:: Exercise directions ::
Take the material below and retype it in full; pictures are left out.

:: Data section ::
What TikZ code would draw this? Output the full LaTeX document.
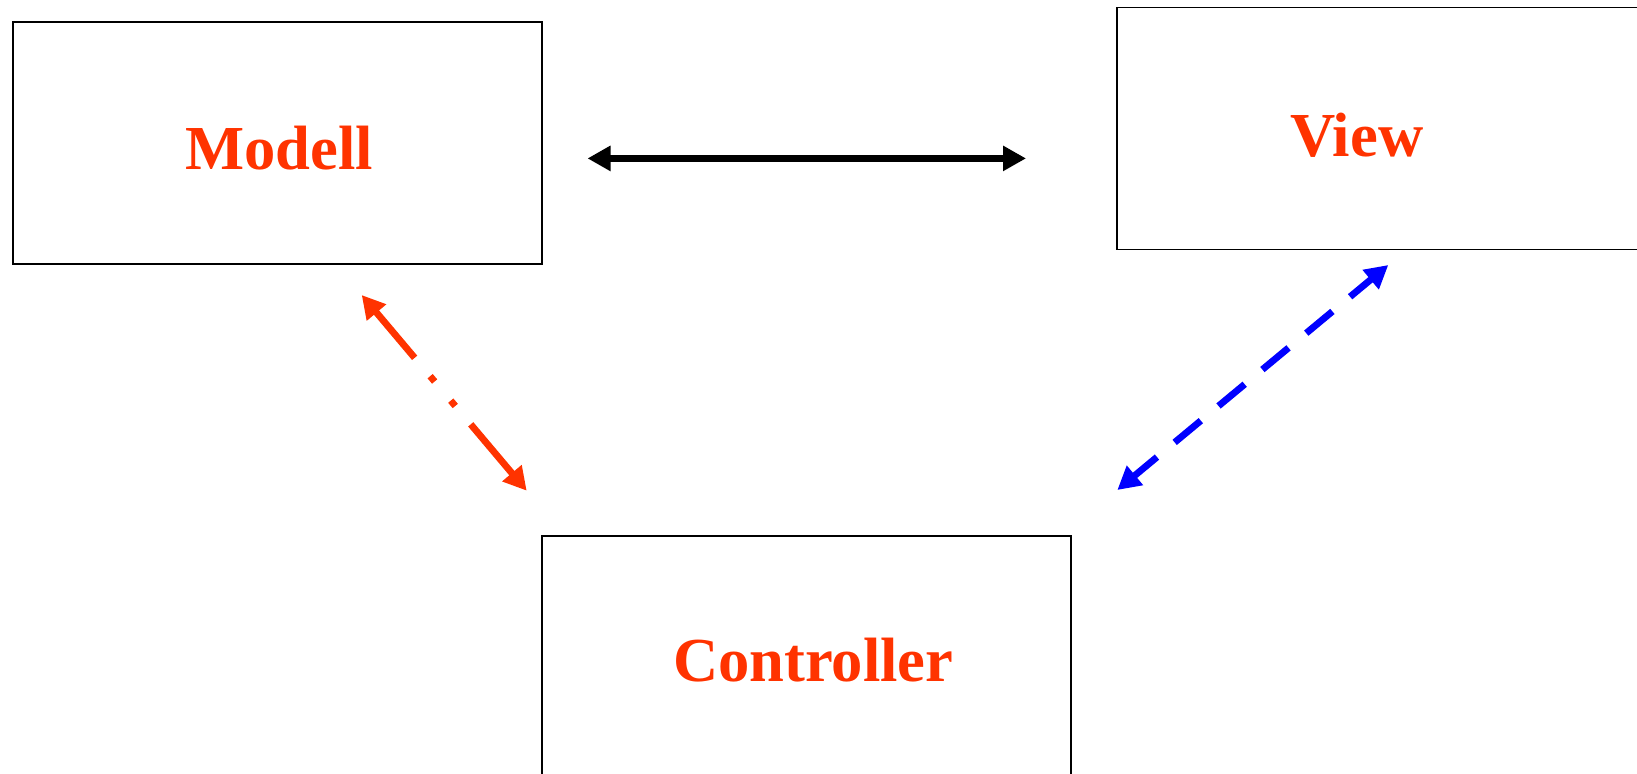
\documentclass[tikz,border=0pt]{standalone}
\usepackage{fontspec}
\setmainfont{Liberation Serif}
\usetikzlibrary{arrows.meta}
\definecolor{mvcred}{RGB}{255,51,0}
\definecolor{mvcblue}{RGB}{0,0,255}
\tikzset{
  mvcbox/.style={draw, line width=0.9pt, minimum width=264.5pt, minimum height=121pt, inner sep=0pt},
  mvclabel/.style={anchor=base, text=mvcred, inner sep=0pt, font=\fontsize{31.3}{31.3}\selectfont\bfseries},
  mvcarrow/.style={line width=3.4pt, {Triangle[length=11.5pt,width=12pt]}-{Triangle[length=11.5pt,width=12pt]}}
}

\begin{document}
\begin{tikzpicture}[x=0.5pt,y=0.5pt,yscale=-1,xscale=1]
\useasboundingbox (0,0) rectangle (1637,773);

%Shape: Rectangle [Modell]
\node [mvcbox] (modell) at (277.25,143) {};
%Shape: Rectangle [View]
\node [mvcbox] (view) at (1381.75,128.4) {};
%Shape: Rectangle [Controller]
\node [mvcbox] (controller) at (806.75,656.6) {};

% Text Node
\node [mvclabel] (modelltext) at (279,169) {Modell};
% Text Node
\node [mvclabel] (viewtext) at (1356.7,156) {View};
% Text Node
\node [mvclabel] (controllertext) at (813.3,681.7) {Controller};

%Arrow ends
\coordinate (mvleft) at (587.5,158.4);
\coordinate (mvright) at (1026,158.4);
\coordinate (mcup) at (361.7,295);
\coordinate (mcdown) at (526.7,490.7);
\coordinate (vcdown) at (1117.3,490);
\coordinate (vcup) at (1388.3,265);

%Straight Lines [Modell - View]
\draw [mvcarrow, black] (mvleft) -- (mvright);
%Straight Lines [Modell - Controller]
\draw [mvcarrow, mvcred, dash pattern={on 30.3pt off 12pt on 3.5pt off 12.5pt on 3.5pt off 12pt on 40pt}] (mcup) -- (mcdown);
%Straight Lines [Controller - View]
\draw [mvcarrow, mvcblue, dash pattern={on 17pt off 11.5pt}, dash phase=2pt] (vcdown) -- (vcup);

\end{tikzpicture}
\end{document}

:: Final result ::
What TikZ code would draw this? Output the full LaTeX document.
\documentclass[tikz,border=0pt]{standalone}
\usepackage{fontspec}
\setmainfont{Liberation Serif}
\usetikzlibrary{arrows.meta}
\definecolor{mvcred}{RGB}{255,51,0}
\definecolor{mvcblue}{RGB}{0,0,255}
\tikzset{
  mvcbox/.style={draw, line width=0.9pt, minimum width=264.5pt, minimum height=121pt, inner sep=0pt},
  mvclabel/.style={anchor=base, text=mvcred, inner sep=0pt, font=\fontsize{31.3}{31.3}\selectfont\bfseries},
  mvcarrow/.style={line width=3.4pt, {Triangle[length=11.5pt,width=12pt]}-{Triangle[length=11.5pt,width=12pt]}}
}

\begin{document}
\begin{tikzpicture}[x=0.5pt,y=0.5pt,yscale=-1,xscale=1]
\useasboundingbox (0,0) rectangle (1637,773);

%Shape: Rectangle [Modell]
\node [mvcbox] (modell) at (277.25,143) {};
%Shape: Rectangle [View]
\node [mvcbox] (view) at (1381.75,128.4) {};
%Shape: Rectangle [Controller]
\node [mvcbox] (controller) at (806.75,656.6) {};

% Text Node
\node [mvclabel] (modelltext) at (279,169) {Modell};
% Text Node
\node [mvclabel] (viewtext) at (1356.7,156) {View};
% Text Node
\node [mvclabel] (controllertext) at (813.3,681.7) {Controller};

%Arrow ends
\coordinate (mvleft) at (587.5,158.4);
\coordinate (mvright) at (1026,158.4);
\coordinate (mcup) at (361.7,295);
\coordinate (mcdown) at (526.7,490.7);
\coordinate (vcdown) at (1117.3,490);
\coordinate (vcup) at (1388.3,265);

%Straight Lines [Modell - View]
\draw [mvcarrow, black] (mvleft) -- (mvright);
%Straight Lines [Modell - Controller]
\draw [mvcarrow, mvcred, dash pattern={on 30.3pt off 12pt on 3.5pt off 12.5pt on 3.5pt off 12pt on 40pt}] (mcup) -- (mcdown);
%Straight Lines [Controller - View]
\draw [mvcarrow, mvcblue, dash pattern={on 17pt off 11.5pt}, dash phase=2pt] (vcdown) -- (vcup);

\end{tikzpicture}
\end{document}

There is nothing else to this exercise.